Whereas authorities and businesses have welcomed the trickle of travelelrs, saying it will lessen the blow to the island's economy which relies heavily on tourism. The industry is Maui's "economic engine," generating 80% of its wealth, according to the island's economic development board.

As Maui embarks on a long, painful recovery from the fires, officials are wrestling with how to balance residents' immediate needs for housing and resources against the island's long-term financial health.

Reminiscent of COVID-19 lockdowns

Hawaii Governor Josh Green recalled at a weekend press conference how the COVID-19 pandemic similarly forced the state to weigh the risks of allowing tourists in during a public health crisis against the harm Hawaii's economy would suffer from barring them.

"All of our people will need to survive, and we can't afford to have no jobs or no future for our children," Green said. "When you restrict any travel to a region, you really devastate its own local residents in many ways more than anyone else."

REUTERS/Mike Blake
The fire ravaged town of Lahaina on the island of Maui in Hawaii, U.S., August 15, 2023.REUTERS/Mike Blake

Are flights still running to Hawaii?

Tourism has taken a hit in the week since the wildfire devastated Lahaina, a popular vacation destination that was also home to historic sites significant to Hawaiian residents.

The number of airline passengers to Maui on Sunday was down nearly 81% compared to the same time last year, according to the Hawaii Department of Business, Economic Development and Tourism.

In 2022, 2.9 million tourists visited Maui, which has a year-round population of 165,000, according to the latest numbers from the US Census Bureau.
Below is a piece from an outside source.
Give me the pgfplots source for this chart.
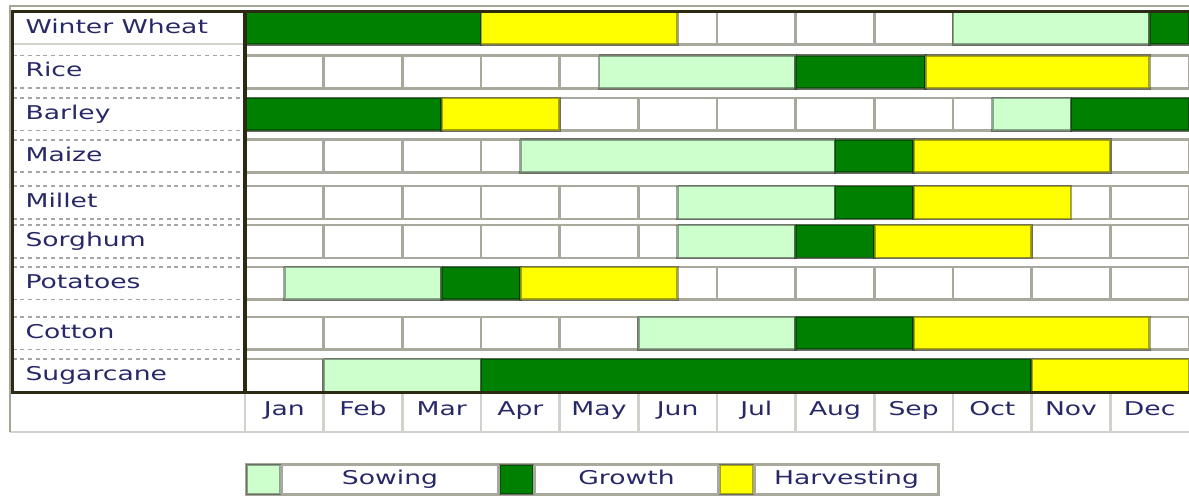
\documentclass[border=0pt]{standalone}
\usepackage{graphicx}
\usepackage{pgfplots}
\pgfplotsset{compat=1.18}
\usepackage{fontspec}
\setmainfont{DejaVu Sans}
\definecolor{sowc}{RGB}{204,255,204}
\definecolor{growc}{RGB}{0,128,0}
\definecolor{harvc}{RGB}{255,255,0}
\definecolor{cellgray}{RGB}{168,168,156}
\definecolor{framec}{RGB}{44,42,18}
\definecolor{lightg}{RGB}{210,210,204}
\definecolor{outerg}{RGB}{165,165,152}
\definecolor{dotg}{RGB}{165,165,165}
\definecolor{txt}{RGB}{40,40,104}
\begin{document}
\begin{tikzpicture}
\begin{axis}[
  scale only axis, width=594.5pt, height=248pt,
  xmin=-3.114, xmax=12, ymin=-10.86, ymax=0.65,
  axis line style={draw=none}, tick style={draw=none}, major tick length=0pt,
  ytick={-8.06,-7.08,-5.92,-4.95,-4.05,-2.97,-2.0,-1.02,0},
  yticklabels={Sugarcane,Cotton,Potatoes,Sorghum,Millet,Maize,Barley,Rice,Winter Wheat},
  yticklabel style={anchor=west, inner sep=0pt, xshift=12.5pt, xscale=1.4,
    text height=7pt, text depth=2pt,
    font=\fontsize{9.5}{11}\selectfont, text=txt},
  xtick={0.5,1.5,...,11.5},
  xticklabels={Jan,Feb,Mar,Apr,May,Jun,Jul,Aug,Sep,Oct,Nov,Dec},
  xticklabel style={anchor=center, inner sep=0pt, yshift=43pt, xscale=1.4,
    text height=7pt, text depth=2pt,
    font=\fontsize{9.5}{11}\selectfont, text=txt},
  legend columns=3,
  legend style={at={(axis description cs:0.2069,0.0333)}, anchor=west,
    draw=cellgray, line width=1pt, fill=white, inner sep=0pt, outer sep=0pt,
    row sep=0pt, column sep=0pt,
    nodes={inner sep=0pt, outer sep=0pt, draw=cellgray, line width=1pt,
      minimum height=14.5pt, text height=7pt, text depth=2pt,
      font=\fontsize{9.5}{11}\selectfont, text=txt, anchor=west}},
  legend image code/.code={\draw[#1, line width=1pt] (0pt,-7.25pt) rectangle (16.5pt,7.25pt);},
  seg/.style={draw=black, draw opacity=0.35, line width=1.2pt, unbounded coords=jump},
]
% white month cells of each row
\pgfplotsinvokeforeach{12,11,...,1}{
  \addplot[forget plot, xbar, bar width=0.76, bar shift=0pt, fill=white, draw=cellgray, line width=1.2pt]
    coordinates {(#1,0) (#1,-1.02) (#1,-2.0) (#1,-2.97) (#1,-4.05) (#1,-4.95) (#1,-5.92) (#1,-7.08) (#1,-8.06)};
}
% Sowing
\addplot[seg, fill=sowc] coordinates {
 (9,0.38) (11.5,0.38) (11.5,-0.38) (9,-0.38) (9,0.38) (nan,nan)
 (4.5,-0.64) (7,-0.64) (7,-1.40) (4.5,-1.40) (4.5,-0.64) (nan,nan)
 (9.5,-1.62) (10.5,-1.62) (10.5,-2.38) (9.5,-2.38) (9.5,-1.62) (nan,nan)
 (3.5,-2.59) (7.5,-2.59) (7.5,-3.35) (3.5,-3.35) (3.5,-2.59) (nan,nan)
 (5.5,-3.67) (7.5,-3.67) (7.5,-4.43) (5.5,-4.43) (5.5,-3.67) (nan,nan)
 (5.5,-4.57) (7,-4.57) (7,-5.33) (5.5,-5.33) (5.5,-4.57) (nan,nan)
 (0.5,-5.54) (2.5,-5.54) (2.5,-6.30) (0.5,-6.30) (0.5,-5.54) (nan,nan)
 (5,-6.70) (7,-6.70) (7,-7.46) (5,-7.46) (5,-6.70) (nan,nan)
 (1,-7.68) (3,-7.68) (3,-8.44) (1,-8.44) (1,-7.68)
};
\addlegendentry[minimum width=108pt]{\scalebox{1.4}[1]{Sowing}}
% Growth
\addplot[seg, fill=growc] coordinates {
 (0,0.38) (3,0.38) (3,-0.38) (0,-0.38) (0,0.38) (nan,nan)
 (11.5,0.38) (12,0.38) (12,-0.38) (11.5,-0.38) (11.5,0.38) (nan,nan)
 (7,-0.64) (8.65,-0.64) (8.65,-1.40) (7,-1.40) (7,-0.64) (nan,nan)
 (0,-1.62) (2.5,-1.62) (2.5,-2.38) (0,-2.38) (0,-1.62) (nan,nan)
 (10.5,-1.62) (12,-1.62) (12,-2.38) (10.5,-2.38) (10.5,-1.62) (nan,nan)
 (7.5,-2.59) (8.5,-2.59) (8.5,-3.35) (7.5,-3.35) (7.5,-2.59) (nan,nan)
 (7.5,-3.67) (8.5,-3.67) (8.5,-4.43) (7.5,-4.43) (7.5,-3.67) (nan,nan)
 (7,-4.57) (8,-4.57) (8,-5.33) (7,-5.33) (7,-4.57) (nan,nan)
 (2.5,-5.54) (3.5,-5.54) (3.5,-6.30) (2.5,-6.30) (2.5,-5.54) (nan,nan)
 (7,-6.70) (8.5,-6.70) (8.5,-7.46) (7,-7.46) (7,-6.70) (nan,nan)
 (3,-7.68) (10,-7.68) (10,-8.44) (3,-8.44) (3,-7.68)
};
\addlegendentry[minimum width=91.5pt]{\scalebox{1.4}[1]{Growth}}
% Harvesting
\addplot[seg, fill=harvc] coordinates {
 (3,0.38) (5.5,0.38) (5.5,-0.38) (3,-0.38) (3,0.38) (nan,nan)
 (8.65,-0.64) (11.5,-0.64) (11.5,-1.40) (8.65,-1.40) (8.65,-0.64) (nan,nan)
 (2.5,-1.62) (4,-1.62) (4,-2.38) (2.5,-2.38) (2.5,-1.62) (nan,nan)
 (8.5,-2.59) (11,-2.59) (11,-3.35) (8.5,-3.35) (8.5,-2.59) (nan,nan)
 (8.5,-3.67) (10.5,-3.67) (10.5,-4.43) (8.5,-4.43) (8.5,-3.67) (nan,nan)
 (8,-4.57) (10,-4.57) (10,-5.33) (8,-5.33) (8,-4.57) (nan,nan)
 (3.5,-5.54) (5.5,-5.54) (5.5,-6.30) (3.5,-6.30) (3.5,-5.54) (nan,nan)
 (8.5,-6.70) (11.5,-6.70) (11.5,-7.46) (8.5,-7.46) (8.5,-6.70) (nan,nan)
 (10,-7.68) (12,-7.68) (12,-8.44) (10,-8.44) (10,-7.68)
};
\addlegendentry[minimum width=91.5pt]{\scalebox{1.4}[1]{Harvesting}}
% label column separators
\draw[lightg, line width=1pt] (-2.955,-0.38) -- (0,-0.38);
\draw[dotg, line width=0.9pt, dash pattern=on 2pt off 1.85pt]
  (-2.955,-0.64) -- (0,-0.64) (-2.955,-1.40) -- (0,-1.40)
  (-2.955,-1.62) -- (0,-1.62) (-2.955,-2.38) -- (0,-2.38)
  (-2.955,-2.59) -- (0,-2.59) (-2.955,-3.35) -- (0,-3.35)
  (-2.955,-3.67) -- (0,-3.67) (-2.955,-4.43) -- (0,-4.43)
  (-2.955,-4.57) -- (0,-4.57) (-2.955,-5.33) -- (0,-5.33)
  (-2.955,-5.54) -- (0,-5.54) (-2.955,-6.30) -- (0,-6.30)
  (-2.955,-6.70) -- (0,-6.70) (-2.955,-7.46) -- (0,-7.46)
  (-2.955,-7.68) -- (0,-7.68);
% month row
\draw[lightg, line width=1.3pt] (0,-8.44) -- (0,-9.374) (1,-8.44) -- (1,-9.374)
  (2,-8.44) -- (2,-9.374) (3,-8.44) -- (3,-9.374) (4,-8.44) -- (4,-9.374)
  (5,-8.44) -- (5,-9.374) (6,-8.44) -- (6,-9.374) (7,-8.44) -- (7,-9.374)
  (8,-8.44) -- (8,-9.374) (9,-8.44) -- (9,-9.374) (10,-8.44) -- (10,-9.374)
  (11,-8.44) -- (11,-9.374);
\draw[lightg, line width=1.3pt] (-2.987,-9.374) -- (12,-9.374);
% outer border
\draw[outerg, line width=1pt] (-2.987,-9.374) -- (-2.987,0.50) -- (12,0.50);
% dark frame
\draw[framec, line width=1.6pt] (12.2,0.39) -- (-2.955,0.39) -- (-2.955,-8.46) -- (12.2,-8.46);
\draw[framec, line width=1.6pt] (0,0.39) -- (0,-8.46);
\end{axis}
\end{tikzpicture}
\end{document}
The state tourism department reported in February that visitors spent $5.69 billion on Maui in 2022.

The Hawaii Tourism Authority is asking visitors to avoid all non-essential travel to West Maui, the part of the island affected by the fires, so resources can be used to help locals recover.

“It is likely that a big chunk of the people who are affected, losing family members, losing family homes, it's likely a lot of them were employed by the visitor industry," tourism authority spokesperson Ilihia Gionson said.

Are hotels in West Maui still open?

Hotels in West Maui have temporarily stopped accepting bookings. Many are housing their employees and preparing to house evacuees and first-responders working on disaster recovery, according to the tourism authority.

The agency urged visitors to areas of Maui that did not burn - such as Kahului, Wailuku, Kihei, Wailea and Makena - to contact their accommodation and ensure they could still be hosted.

"Maui is not closed," Maui County Mayor Richard Bissen said at the weekend press conference alongside the governor. "Many of our residents make their living off of tourism."

Reached by phone on Tuesday, the Four Seasons Resort at Wailea Beach in South Maui said all hotel operations were running normally, but that it was encouraging tourists with August reservations to postpone their trips until the rest of the island had recovered more fully.


Occupancy at the five-star hotel had plunged "dramatically" since the fire, a front desk operator said.

Hotel operator Hilton Worldwide Holdings, which has 23 hotels throughout Hawaii, said it was waiving cancellation penalties for those traveling to, from or through all islands of Hawaii until 31 August.

Jack Richards, CEO of Los Angeles-based travel company Pleasant Holidays, scrambled to evacuate more than 400 customers who were on Maui during the fires. Dead phone lines and lost internet connections hampered the efforts, he said.

Most of the tourists were eventually relocated to other Hawaiian islands. Another 1,400 customers with August travel plans to Maui need to be rebooked, he said.

Tour operators who continued to offer services in or around West Maui after the fires faced a flood of criticism.


A company that held a charity snorkeling tour on Friday 11 miles (18 km) from Lahaina later issued an apology and said it was suspending operations for the time being.